Return all of the data exactly, with nothing left out but the pictures.

SUPPLIED DATA>
%%
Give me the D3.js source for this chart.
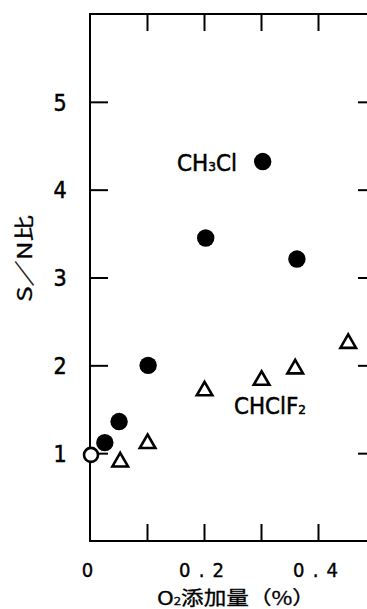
<!DOCTYPE html>
<html><head><meta charset="utf-8">
<script src="https://cdn.jsdelivr.net/npm/d3@7"></script>
<style>
html,body{margin:0;padding:0;background:#fff;}
svg{display:block;}
text{fill:#000;}
</style></head>
<body>
<script>
// ---- data ----
const ch3clX = [0.026, 0.051, 0.102, 0.203, 0.303, 0.363];
const ch3clY = [1.12, 1.36, 2.00, 3.45, 4.32, 3.21];
const chclf2X = [0.053, 0.101, 0.201, 0.301, 0.360, 0.453];
const chclf2Y = [0.90, 1.11, 1.71, 1.83, 1.96, 2.25];
const originX = [0];
const originY = [0.98];
const xTicks = [0, 0.1, 0.2, 0.3, 0.4];
const xTickLabels = ["0", "", "0.2", "", "0.4"];
const yTicks = [1, 2, 3, 4, 5];
const yTickLabels = ["1", "2", "3", "4", "5"];

const W = 367, H = 609;
const svg = d3.select("body").append("svg").attr("width", W).attr("height", H);

const x = d3.scaleLinear().domain([0, 0.5]).range([90, 375]);
const y = d3.scaleLinear().domain([0, 6]).range([541, 14]);

const FONT = "'Liberation Sans Narrow','DejaVu Sans Condensed','Liberation Sans',sans-serif";
const CJK = "'Noto Sans CJK JP','Noto Sans CJK SC',sans-serif";

// frame
svg.append("rect")
  .attr("x", x(0)).attr("y", y(6))
  .attr("width", x(0.5) - x(0)).attr("height", y(0) - y(6))
  .attr("fill", "none").attr("stroke", "#000").attr("stroke-width", 2);

function styleAxis(g) {
  g.select(".domain").remove();
  g.selectAll(".tick line").attr("stroke", "#000").attr("stroke-width", 2);
}

// bottom axis (inward ticks)
const gB = svg.append("g").attr("transform", `translate(0,${y(0)})`)
  .call(d3.axisBottom(x).tickValues(xTicks).tickSize(-17)
    .tickFormat((d, i) => xTickLabels[i]));
styleAxis(gB);
gB.selectAll(".tick").filter(d => d === 0).select("line").remove();
gB.selectAll(".tick text")
  .attr("y", 36).attr("dy", 0).attr("dx", -3)
  .attr("font-family", FONT)
  .attr("font-size", 20)
  .attr("stroke", "#000").attr("stroke-width", 0.4)
  .each(function(d, i) {
    const t = d3.select(this);
    if (xTickLabels[i].length > 1) t.attr("textLength", 45).attr("lengthAdjust", "spacing");
  });

// top axis
const gT = svg.append("g").attr("transform", `translate(0,${y(6)})`)
  .call(d3.axisTop(x).tickValues(xTicks.slice(1)).tickSize(-17).tickFormat(""));
styleAxis(gT);

// left axis
const gL = svg.append("g").attr("transform", `translate(${x(0)},0)`)
  .call(d3.axisLeft(y).tickValues(yTicks).tickSize(-18)
    .tickFormat((d, i) => yTickLabels[i]));
styleAxis(gL);
gL.selectAll(".tick text")
  .attr("x", -30).attr("dy", "0.36em")
  .attr("text-anchor", "middle")
  .attr("font-family", FONT).attr("font-size", 23)
  .attr("stroke", "#000").attr("stroke-width", 0.5);

// right axis
const gR = svg.append("g").attr("transform", `translate(${x(0.5)},0)`)
  .call(d3.axisRight(y).tickValues(yTicks).tickSize(-17).tickFormat(""));
styleAxis(gR);

// CHClF2 triangles
const tri = d3.symbol().type(d3.symbolTriangle).size(105);
svg.append("g").selectAll("path").data(chclf2X).join("path")
  .attr("d", tri)
  .attr("transform", (d, i) => `translate(${x(d)},${y(chclf2Y[i])})`)
  .attr("fill", "#fff").attr("stroke", "#000").attr("stroke-width", 2.6);

// CH3Cl filled circles
svg.append("g").selectAll("circle").data(ch3clX).join("circle")
  .attr("cx", d => x(d)).attr("cy", (d, i) => y(ch3clY[i]))
  .attr("r", 8.7).attr("fill", "#000");

// shared origin point (open)
svg.append("g").selectAll("circle").data(originX).join("circle")
  .attr("cx", d => x(d) + 1).attr("cy", (d, i) => y(originY[i]))
  .attr("r", 7).attr("fill", "#fff").attr("stroke", "#000").attr("stroke-width", 2.6);

// series labels
const l1 = svg.append("text").attr("x", 177).attr("y", 171)
  .attr("font-family", FONT).attr("font-size", 23)
  .attr("stroke", "#000").attr("stroke-width", 0.5)
  .attr("textLength", 60).attr("lengthAdjust", "spacingAndGlyphs");
l1.append("tspan").text("CH");
l1.append("tspan").attr("font-size", 13).attr("dy", 0).text("3");
l1.append("tspan").text("Cl");

const l2 = svg.append("text").attr("x", 234).attr("y", 414)
  .attr("font-family", FONT).attr("font-size", 23)
  .attr("stroke", "#000").attr("stroke-width", 0.5)
  .attr("textLength", 72).attr("lengthAdjust", "spacingAndGlyphs");
l2.append("tspan").text("CHClF");
l2.append("tspan").attr("font-size", 13).attr("dy", 0).text("2");

// axis titles
const xt = svg.append("text").attr("x", 157).attr("y", 605)
  .attr("font-family", CJK).attr("font-size", 19)
  .attr("stroke", "#000").attr("stroke-width", 0.3)
  .attr("textLength", 158).attr("lengthAdjust", "spacingAndGlyphs");
xt.append("tspan").text("O");
xt.append("tspan").attr("font-size", 11).attr("dy", 0).text("2");
xt.append("tspan").text("添加量（%）");

svg.append("text")
  .attr("transform", "translate(32,258.5) rotate(-90)")
  .attr("text-anchor", "middle")
  .attr("font-family", CJK).attr("font-size", 20)
  .attr("stroke", "#000").attr("stroke-width", 0.3)
  .attr("textLength", 87).attr("lengthAdjust", "spacingAndGlyphs")
  .text("S／N比");
</script>
</body></html>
%%
THE REPLY>
Give me the D3.js source for this chart.
<!DOCTYPE html>
<html><head><meta charset="utf-8">
<script src="https://cdn.jsdelivr.net/npm/d3@7"></script>
<style>
html,body{margin:0;padding:0;background:#fff;}
svg{display:block;}
text{fill:#000;}
</style></head>
<body>
<script>
// ---- data ----
const ch3clX = [0.026, 0.051, 0.102, 0.203, 0.303, 0.363];
const ch3clY = [1.12, 1.36, 2.00, 3.45, 4.32, 3.21];
const chclf2X = [0.053, 0.101, 0.201, 0.301, 0.360, 0.453];
const chclf2Y = [0.90, 1.11, 1.71, 1.83, 1.96, 2.25];
const originX = [0];
const originY = [0.98];
const xTicks = [0, 0.1, 0.2, 0.3, 0.4];
const xTickLabels = ["0", "", "0.2", "", "0.4"];
const yTicks = [1, 2, 3, 4, 5];
const yTickLabels = ["1", "2", "3", "4", "5"];

const W = 367, H = 609;
const svg = d3.select("body").append("svg").attr("width", W).attr("height", H);

const x = d3.scaleLinear().domain([0, 0.5]).range([90, 375]);
const y = d3.scaleLinear().domain([0, 6]).range([541, 14]);

const FONT = "'Liberation Sans Narrow','DejaVu Sans Condensed','Liberation Sans',sans-serif";
const CJK = "'Noto Sans CJK JP','Noto Sans CJK SC',sans-serif";

// frame
svg.append("rect")
  .attr("x", x(0)).attr("y", y(6))
  .attr("width", x(0.5) - x(0)).attr("height", y(0) - y(6))
  .attr("fill", "none").attr("stroke", "#000").attr("stroke-width", 2);

function styleAxis(g) {
  g.select(".domain").remove();
  g.selectAll(".tick line").attr("stroke", "#000").attr("stroke-width", 2);
}

// bottom axis (inward ticks)
const gB = svg.append("g").attr("transform", `translate(0,${y(0)})`)
  .call(d3.axisBottom(x).tickValues(xTicks).tickSize(-17)
    .tickFormat((d, i) => xTickLabels[i]));
styleAxis(gB);
gB.selectAll(".tick").filter(d => d === 0).select("line").remove();
gB.selectAll(".tick text")
  .attr("y", 36).attr("dy", 0).attr("dx", -3)
  .attr("font-family", FONT)
  .attr("font-size", 20)
  .attr("stroke", "#000").attr("stroke-width", 0.4)
  .each(function(d, i) {
    const t = d3.select(this);
    if (xTickLabels[i].length > 1) t.attr("textLength", 45).attr("lengthAdjust", "spacing");
  });

// top axis
const gT = svg.append("g").attr("transform", `translate(0,${y(6)})`)
  .call(d3.axisTop(x).tickValues(xTicks.slice(1)).tickSize(-17).tickFormat(""));
styleAxis(gT);

// left axis
const gL = svg.append("g").attr("transform", `translate(${x(0)},0)`)
  .call(d3.axisLeft(y).tickValues(yTicks).tickSize(-18)
    .tickFormat((d, i) => yTickLabels[i]));
styleAxis(gL);
gL.selectAll(".tick text")
  .attr("x", -30).attr("dy", "0.36em")
  .attr("text-anchor", "middle")
  .attr("font-family", FONT).attr("font-size", 23)
  .attr("stroke", "#000").attr("stroke-width", 0.5);

// right axis
const gR = svg.append("g").attr("transform", `translate(${x(0.5)},0)`)
  .call(d3.axisRight(y).tickValues(yTicks).tickSize(-17).tickFormat(""));
styleAxis(gR);

// CHClF2 triangles
const tri = d3.symbol().type(d3.symbolTriangle).size(105);
svg.append("g").selectAll("path").data(chclf2X).join("path")
  .attr("d", tri)
  .attr("transform", (d, i) => `translate(${x(d)},${y(chclf2Y[i])})`)
  .attr("fill", "#fff").attr("stroke", "#000").attr("stroke-width", 2.6);

// CH3Cl filled circles
svg.append("g").selectAll("circle").data(ch3clX).join("circle")
  .attr("cx", d => x(d)).attr("cy", (d, i) => y(ch3clY[i]))
  .attr("r", 8.7).attr("fill", "#000");

// shared origin point (open)
svg.append("g").selectAll("circle").data(originX).join("circle")
  .attr("cx", d => x(d) + 1).attr("cy", (d, i) => y(originY[i]))
  .attr("r", 7).attr("fill", "#fff").attr("stroke", "#000").attr("stroke-width", 2.6);

// series labels
const l1 = svg.append("text").attr("x", 177).attr("y", 171)
  .attr("font-family", FONT).attr("font-size", 23)
  .attr("stroke", "#000").attr("stroke-width", 0.5)
  .attr("textLength", 60).attr("lengthAdjust", "spacingAndGlyphs");
l1.append("tspan").text("CH");
l1.append("tspan").attr("font-size", 13).attr("dy", 0).text("3");
l1.append("tspan").text("Cl");

const l2 = svg.append("text").attr("x", 234).attr("y", 414)
  .attr("font-family", FONT).attr("font-size", 23)
  .attr("stroke", "#000").attr("stroke-width", 0.5)
  .attr("textLength", 72).attr("lengthAdjust", "spacingAndGlyphs");
l2.append("tspan").text("CHClF");
l2.append("tspan").attr("font-size", 13).attr("dy", 0).text("2");

// axis titles
const xt = svg.append("text").attr("x", 157).attr("y", 605)
  .attr("font-family", CJK).attr("font-size", 19)
  .attr("stroke", "#000").attr("stroke-width", 0.3)
  .attr("textLength", 158).attr("lengthAdjust", "spacingAndGlyphs");
xt.append("tspan").text("O");
xt.append("tspan").attr("font-size", 11).attr("dy", 0).text("2");
xt.append("tspan").text("添加量（%）");

svg.append("text")
  .attr("transform", "translate(32,258.5) rotate(-90)")
  .attr("text-anchor", "middle")
  .attr("font-family", CJK).attr("font-size", 20)
  .attr("stroke", "#000").attr("stroke-width", 0.3)
  .attr("textLength", 87).attr("lengthAdjust", "spacingAndGlyphs")
  .text("S／N比");
</script>
</body></html>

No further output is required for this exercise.